Tim Advokasi Setnov Singgung Asas Ne Bis In Idem
Praperadilan:

Tim Advokasi Setnov Singgung Asas Ne Bis In Idem

Permohonan praperadilan merujuk juga putusan hakim Cepi.

Oleh:
Aji Prasetyo
Bacaan 2 Menit
Ketua DPR Setya Novanto
Ketua DPR Setya Novanto

Setelah ditunda sepekan, akhirnya permohonan praperadilan yang diajukan Ketua DPR Setya Novanto terhadap Komisi Pemberantasan Korupsi (KPK) dibacakan dalam sidang di PN Jakarta Selatan, Kamis (07/12). Hakim tunggal Kusno memimpin persidangan yang dihadiri kedua belah pihak, plus pengunjung yang memadati ruang sidang.

 

Tim Advokasi Setya Novanto, begitu sebutan tim pengacara Ketua DPR itu, mengajukan sejumlah argumentasi atau dalil untuk menguatkan permohonan agar penetapan tersangka Setnov dinyatakan tidak sah. Tim Advokasi secara tegas mempersoalkan penetapan tersangka yang kedua kali. Selain itu, Tim Advokasi menggunakan dalil tidak sahnya penyidikan karena dilakukan penyidik KPK yang berasal dari Polri, Kejaksaan atau PPNS lain.

 

Untuk memperkuat dalilnya, Tim Advokasi merujuk pada putusan hakim Cepi Iskandar. Hakim Cepi, hakim PN Jakarta Selatan, memutuskan penetapan tersangka Setnov tidak sah antara lain karena penetapan tersangka seharusnya di akhir penyidikan.

 

(Baca juga: Setya Novanto Ajukan Praperadilan Lagi).

 

Tim Advokasi juga menggunakan asas ne bis in idem. Ketut Mulya Arsana, kuasa hukum Setya Novanto, mengatakan penetapan kliennya sebagai tersangka untuk kedua kalinya adalah bentuk pengulangan semata, sehingga melanggar asas ne bis in idem. Asas ini dipahami bahwa seseorang tidak boleh diadili dua kali untuk perkara yang sama.

 

“Penetapan tersangka tidak sah dan tidak berdasar hukum karena yang menjadi dasar penetapan adalah objek sama, subjek sama, proses sama, barang bukti sama serta sangkaan pasal tindak pidana yang sama,” ujar Ketut di Pengadilan Negeri Jakarta Selatan, Kamis (07/12).

 

Padahal, menurut Ketut hakim tunggal pada Pengadilan Negeri Jakarta Selatan Cepi Iskandar pada proses praperadilan pertama menganggap penetapan tidak sah karena tidak sesuai dengan prosedur hukum yang berlaku.

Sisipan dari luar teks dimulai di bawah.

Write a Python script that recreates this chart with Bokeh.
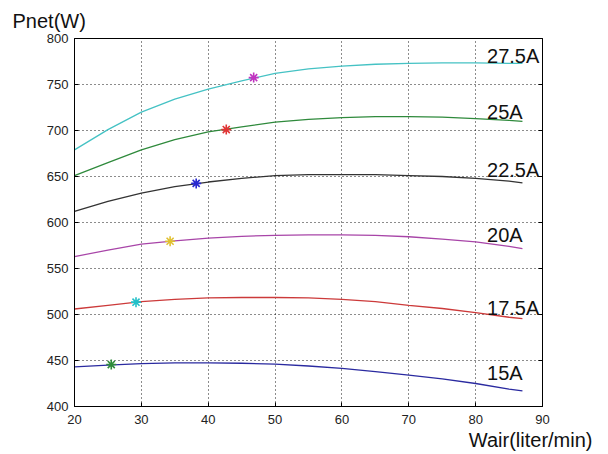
from bokeh.plotting import figure, ColumnDataSource
from bokeh.models import Range1d, LinearAxis, Title, FixedTicker
from bokeh.core.properties import value
from bokeh.embed import file_html
from bokeh.resources import INLINE

# Air flow (liter/min) sample points
wair = [20, 25, 30, 35, 40, 45, 50, 55, 60, 65, 70, 75, 80, 85, 87]

# Net power (W) for each stack current
pnet_15 = [443, 445, 446.5, 447.5, 447.5, 447, 446, 444, 441.5, 438, 434, 430, 425, 419, 417]
pnet_175 = [506, 510, 514, 516.5, 518, 518.5, 518.5, 518, 516.5, 514, 510, 506.5, 502, 497, 495.5]
pnet_20 = [563, 570, 576.5, 580, 583, 585, 586, 586.5, 586.5, 586, 584.5, 582, 579, 574, 571.5]
pnet_225 = [612, 623, 632, 639, 644, 648, 651, 652, 652, 652, 651, 650, 648, 645, 643]
pnet_25 = [651, 665, 679, 690, 698.5, 704, 709, 712, 714, 715, 715, 714.5, 713, 711, 710]
pnet_275 = [679, 701, 720, 734, 745, 754, 762, 767, 770, 772, 773, 773.5, 773.5, 773, 773]

currents = ["15A", "17.5A", "20A", "22.5A", "25A", "27.5A"]
series = [pnet_15, pnet_175, pnet_20, pnet_225, pnet_25, pnet_275]
line_colors = ["#2a2aa0", "#cc3a3a", "#a845a8", "#333333", "#2f8a3c", "#45c2c4"]

# Optimal operating points (marked)
opt_wair = [25.5, 29.2, 34.3, 38.2, 42.7, 46.8]
opt_pnet = [445.6, 513.4, 579.6, 642.5, 701, 757.5]
marker_colors = ["#2e8b3a", "#22c0c8", "#e0c030", "#2828d0", "#e03434", "#c034c0"]

# Curve label anchors
label_x = [81.7, 81.7, 81.7, 81.7, 81.7, 81.7]
label_y = [436.6, 506.9, 586.9, 657.3, 719.9, 781.5]

x_ticks = [20, 30, 40, 50, 60, 70, 80, 90]
y_ticks = [400, 450, 500, 550, 600, 650, 700, 750, 800]

FONT = "Liberation Sans"

p = figure(width=608, height=454, output_backend="svg", toolbar_location=None,
           x_range=Range1d(20, 90), y_range=Range1d(400, 800),
           min_border_left=74, min_border_right=66, min_border_top=38, min_border_bottom=48,
           background_fill_color="white", border_fill_color="white")
p.outline_line_color = "black"
p.outline_line_width = 1

p.title.text = "Pnet(W)"
p.title.align = "left"
p.title.offset = -62
p.title.standoff = 14
p.title.text_font = FONT
p.title.text_font_size = "20px"
p.title.text_font_style = "normal"
p.title.text_color = "#111111"

for ax in (p.xaxis[0], p.yaxis[0]):
    ax.major_tick_in = 4
    ax.major_tick_out = 0
    ax.minor_tick_line_color = None
    ax.axis_line_color = "black"
    ax.major_tick_line_color = "black"
    ax.major_label_text_font = FONT
    ax.major_label_text_font_size = "13px"
    ax.major_label_text_color = "#222222"
p.xaxis[0].ticker = FixedTicker(ticks=x_ticks)
p.yaxis[0].ticker = FixedTicker(ticks=y_ticks)
p.xaxis[0].major_label_standoff = 8
p.yaxis[0].major_label_standoff = 6

ax_r = LinearAxis(ticker=FixedTicker(ticks=y_ticks), major_tick_in=4, major_tick_out=0,
                  minor_tick_line_color=None, major_label_standoff=0,
                  major_label_overrides={t: "" for t in y_ticks}, axis_line_color="black")
p.add_layout(ax_r, "right")

p.add_layout(Title(text="Wair(liter/min)", align="right", offset=-50, standoff=0,
                   text_font=FONT, text_font_size="20px", text_font_style="normal",
                   text_color="#111111"), "below")

p.xgrid.ticker = FixedTicker(ticks=x_ticks)
p.ygrid.ticker = FixedTicker(ticks=y_ticks)
for g in (p.xgrid[0], p.ygrid[0]):
    g.grid_line_color = "black"
    g.grid_line_dash = "1 3"
    g.grid_line_alpha = 0.9

for vals, col in zip(series, line_colors):
    p.line(wair, vals, line_color=col, line_width=1.3)

p.scatter(opt_wair, opt_pnet, marker="asterisk", size=10, line_width=1.6,
          line_color=marker_colors)

src = ColumnDataSource(dict(x=label_x, y=label_y, t=currents))
p.text(x="x", y="y", text="t", source=src, text_font=value(FONT), text_font_size="20px",
       text_color="#111111", text_baseline="alphabetic", text_align="left")

open("out.html", "w").write(file_html(p, INLINE))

Selain itu, KPK juga tidak menggunakan prinsip kehati-hatian sesuai dengan aturan yang tertera dalam UU No. 30 Tahun 2002 tentang Komisi Pemberantasan Korupsi.

 

Oleh karena itu, menurut Ketut penetapan tersangka yang kedua kali kepada kliennya berdasarkan surat Nomor B-619/23/11/2017 tanggal 3 November 2017 perihal pemberitahuan dimulainya penyidikan juncto Surat Perintah Penyidikan dengan Nomor Sprin-Dik-1130/01/10/2017 tanggal 31 Oktober 2017 dianggap telah melanggar asas ne bis in idem.